To do – Take the listing from its first line through the line that contains "var ticksYA = [31,32,33,34];" and please retype those lines exactly, leaving out the pictures.

━━━━━━━━━━━━━━━━

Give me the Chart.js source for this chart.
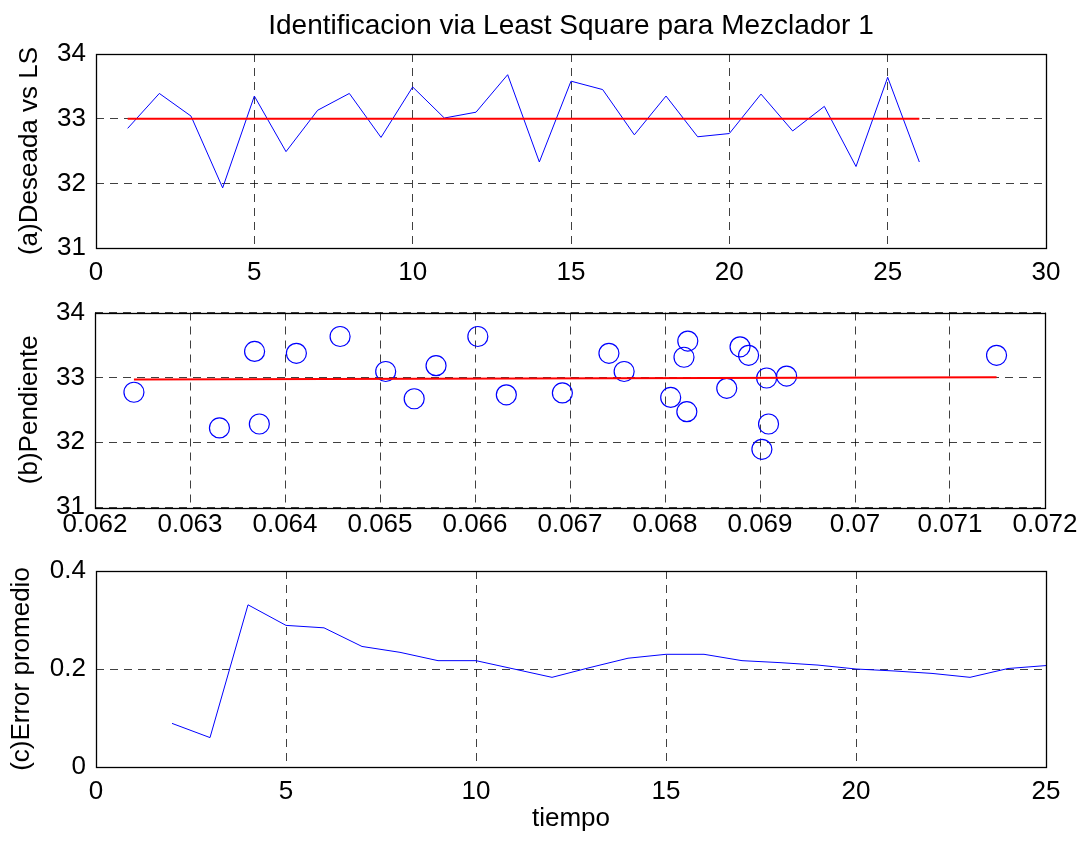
<!DOCTYPE html>
<html>
<head>
<meta charset="utf-8">
<script src="https://cdn.jsdelivr.net/npm/chart.js@4.4.1/dist/chart.umd.min.js"></script>
<style>
  body { margin:0; background:#fff; }
  #fondo { position:relative; width:1084px; height:844px; background:#fff; }
  canvas { position:absolute; left:0; }
</style>
</head>
<body>
<div id="fondo">
  <canvas id="graficaA" width="1084" height="290" style="top:0px"></canvas>
  <canvas id="graficaB" width="1084" height="260" style="top:290px"></canvas>
  <canvas id="graficaC" width="1084" height="294" style="top:550px"></canvas>
</div>
<script>
// (a) deseada vs LS
var tiempoA = [1,2,3,4,5,6,7,8,9,10,11,12,13,14,15,16,17,18,19,20,21,22,23,24,25,26];
var deseada = [32.85,33.39,33.04,31.93,33.35,32.49,33.13,33.39,32.71,33.49,33.01,33.10,33.68,32.33,33.58,33.45,32.75,33.35,32.72,32.77,33.38,32.81,33.19,32.26,33.64,32.33];
var salidaLS = [33,33,33,33,33,33,33,33,33,33,33,33,33,33,33,33,33,33,33,33,33,33,33,33,33,33];
var ticksXA = [0,5,10,15,20,25,30];
var ticksYA = [31,32,33,34];

// (b) pendiente
var pendiente = [0.06241,0.06331,0.06368,0.06373,0.06412,0.06458,0.06506,0.06536,0.06559,0.06603,0.06633,0.06692,0.06741,0.06757,0.06806,0.06824,0.06820,0.06823,0.06865,0.06879,0.06888,0.06907,0.06928,0.06909,0.06902,0.07149];
var salidaB = [32.77,32.22,33.40,32.28,33.37,33.63,33.09,32.67,33.18,33.63,32.73,32.76,33.37,33.09,32.69,33.56,33.31,32.47,32.83,33.47,33.34,32.99,33.02,32.28,31.89,33.34];
var ajusteX = [0.06241,0.07149];
var ajusteY = [32.965,33.003];
var ticksXB = [0.062,0.063,0.064,0.065,0.066,0.067,0.068,0.069,0.07,0.071,0.072];
var etiquetasXB = ["0.062","0.063","0.064","0.065","0.066","0.067","0.068","0.069","0.07","0.071","0.072"];
var ticksYB = [31,32,33,34];

// (c) error promedio
var tiempoC = [2,3,4,5,6,7,8,9,10,11,12,13,14,15,16,17,18,19,20,21,22,23,24,25];
var errorProm = [0.089,0.060,0.331,0.289,0.284,0.246,0.234,0.217,0.217,0.200,0.183,0.203,0.222,0.230,0.230,0.217,0.213,0.208,0.200,0.196,0.191,0.183,0.201,0.207];
var ticksXC = [0,5,10,15,20,25];
var ticksYC = [0,0.2,0.4];
var etiquetasYC = ["0","0.2","0.4"];

var letra = "'Liberation Sans', Arial, Helvetica, sans-serif";

function puntos(xs, ys){
  var r = [];
  for (let i = 0; i < xs.length; i++) r.push({x: xs[i], y: ys[i]});
  return r;
}

// caja negra alrededor del area
var marco = {
  id: "marco",
  afterDraw: function(chart){
    var a = chart.chartArea, ctx = chart.ctx;
    ctx.save();
    ctx.strokeStyle = "#000";
    ctx.lineWidth = 1.3;
    ctx.setLineDash([]);
    ctx.strokeRect(Math.round(a.left)+0.5, Math.round(a.top)+0.5, Math.round(a.right-a.left), Math.round(a.bottom-a.top));
    ctx.restore();
  }
};

function ejeX(min, max, valores, etiquetas, alto, pad, titulo, padTitulo){
  return {
    type: "linear", min: min, max: max,
    afterBuildTicks: function(s){ s.ticks = valores.map(v => ({value: v})); },
    afterFit: function(s){ s.height = alto; s.paddingLeft = 0; s.paddingRight = 0; },
    grid: { color: "rgba(0,0,0,0.75)", lineWidth: 1, drawTicks: false },
    border: { display: false, dash: [8,6] },
    ticks: {
      color: "#000", padding: pad, maxRotation: 0, autoSkip: false,
      font: { family: letra, size: 26 },
      callback: function(v, i){ return etiquetas ? etiquetas[i] : String(v); }
    },
    title: titulo ? { display: true, text: titulo, color: "#000", font: { family: letra, size: 26 }, padding: { top: 0, bottom: padTitulo } } : { display: false }
  };
}

function ejeY(min, max, valores, etiquetas, ancho, titulo, padTitulo){
  return {
    type: "linear", min: min, max: max,
    afterBuildTicks: function(s){ s.ticks = valores.map(v => ({value: v})); },
    afterFit: function(s){ s.width = ancho; s.paddingTop = 0; s.paddingBottom = 0; },
    grid: { color: "rgba(0,0,0,0.75)", lineWidth: 1, drawTicks: false },
    border: { display: false, dash: [8,6] },
    ticks: {
      color: "#000", padding: 10, autoSkip: false,
      font: { family: letra, size: 26 },
      callback: function(v, i){ return etiquetas ? etiquetas[i] : String(v); }
    },
    title: { display: true, text: titulo, color: "#000", font: { family: letra, size: 26 }, padding: { top: padTitulo, bottom: 0 } }
  };
}

var comunes = {
  responsive: false,
  animation: false,
  devicePixelRatio: 1,
  plugins: { legend: { display: false }, tooltip: { enabled: false } }
};

new Chart(document.getElementById("graficaA").getContext("2d"), {
  type: "scatter",
  data: {
    datasets: [
      { label: "Deseada", data: puntos(tiempoA, deseada), showLine: true, borderColor: "#0000ff", borderWidth: 1, pointRadius: 0, order: 2 },
      { label: "LS", data: puntos(tiempoA, salidaLS), showLine: true, borderColor: "#ff0000", borderWidth: 2, pointRadius: 0, order: 1 }
    ]
  },
  options: Object.assign({}, comunes, {
    layout: { padding: { left: 0, right: 38, top: 0, bottom: 0 } },
    plugins: {
      legend: { display: false }, tooltip: { enabled: false },
      title: { display: true, fullSize: false, text: "Identificacion via Least Square para Mezclador 1", color: "#000",
        font: { family: letra, size: 28, weight: "normal", lineHeight: 1.2 }, padding: { top: 9, bottom: 11.4 } }
    },
    scales: {
      x: ejeX(0, 30, ticksXA, null, 42, 9),
      y: ejeY(31, 34, ticksYA, null, 96, "(a)Deseada vs LS", 14)
    }
  }),
  plugins: [marco]
});

new Chart(document.getElementById("graficaB").getContext("2d"), {
  type: "scatter",
  data: {
    datasets: [
      { label: "Pendiente", data: puntos(pendiente, salidaB), showLine: false, borderColor: "#0000ff", backgroundColor: "rgba(0,0,0,0)", borderWidth: 1.2, pointRadius: 10, pointStyle: "circle", order: 2 },
      { label: "Ajuste", data: puntos(ajusteX, ajusteY), showLine: true, borderColor: "#ff0000", borderWidth: 2, pointRadius: 0, order: 1 }
    ]
  },
  options: Object.assign({}, comunes, {
    layout: { padding: { left: 0, right: 39, top: 22.5, bottom: 0 } },
    scales: {
      x: ejeX(0.062, 0.072, ticksXB, etiquetasXB, 43, 2),
      y: ejeY(31, 34, ticksYB, null, 95, "(b)Pendiente", 14)
    }
  }),
  plugins: [marco]
});

new Chart(document.getElementById("graficaC").getContext("2d"), {
  type: "scatter",
  data: {
    datasets: [
      { label: "Error", data: puntos(tiempoC, errorProm), showLine: true, borderColor: "#0000ff", borderWidth: 1, pointRadius: 0 }
    ]
  },
  options: Object.assign({}, comunes, {
    layout: { padding: { left: 0, right: 38, top: 21, bottom: 0 } },
    scales: {
      x: ejeX(0, 25, ticksXC, null, 77, 9, "tiempo", 10),
      y: ejeY(0, 0.4, ticksYC, etiquetasYC, 96, "(c)Error promedio", 6)
    }
  }),
  plugins: [marco]
});
</script>
</body>
</html>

━━━━━━━━━━━━━━━━

Problem solution –
Give me the Chart.js source for this chart.
<!DOCTYPE html>
<html>
<head>
<meta charset="utf-8">
<script src="https://cdn.jsdelivr.net/npm/chart.js@4.4.1/dist/chart.umd.min.js"></script>
<style>
  body { margin:0; background:#fff; }
  #fondo { position:relative; width:1084px; height:844px; background:#fff; }
  canvas { position:absolute; left:0; }
</style>
</head>
<body>
<div id="fondo">
  <canvas id="graficaA" width="1084" height="290" style="top:0px"></canvas>
  <canvas id="graficaB" width="1084" height="260" style="top:290px"></canvas>
  <canvas id="graficaC" width="1084" height="294" style="top:550px"></canvas>
</div>
<script>
// (a) deseada vs LS
var tiempoA = [1,2,3,4,5,6,7,8,9,10,11,12,13,14,15,16,17,18,19,20,21,22,23,24,25,26];
var deseada = [32.85,33.39,33.04,31.93,33.35,32.49,33.13,33.39,32.71,33.49,33.01,33.10,33.68,32.33,33.58,33.45,32.75,33.35,32.72,32.77,33.38,32.81,33.19,32.26,33.64,32.33];
var salidaLS = [33,33,33,33,33,33,33,33,33,33,33,33,33,33,33,33,33,33,33,33,33,33,33,33,33,33];
var ticksXA = [0,5,10,15,20,25,30];
var ticksYA = [31,32,33,34];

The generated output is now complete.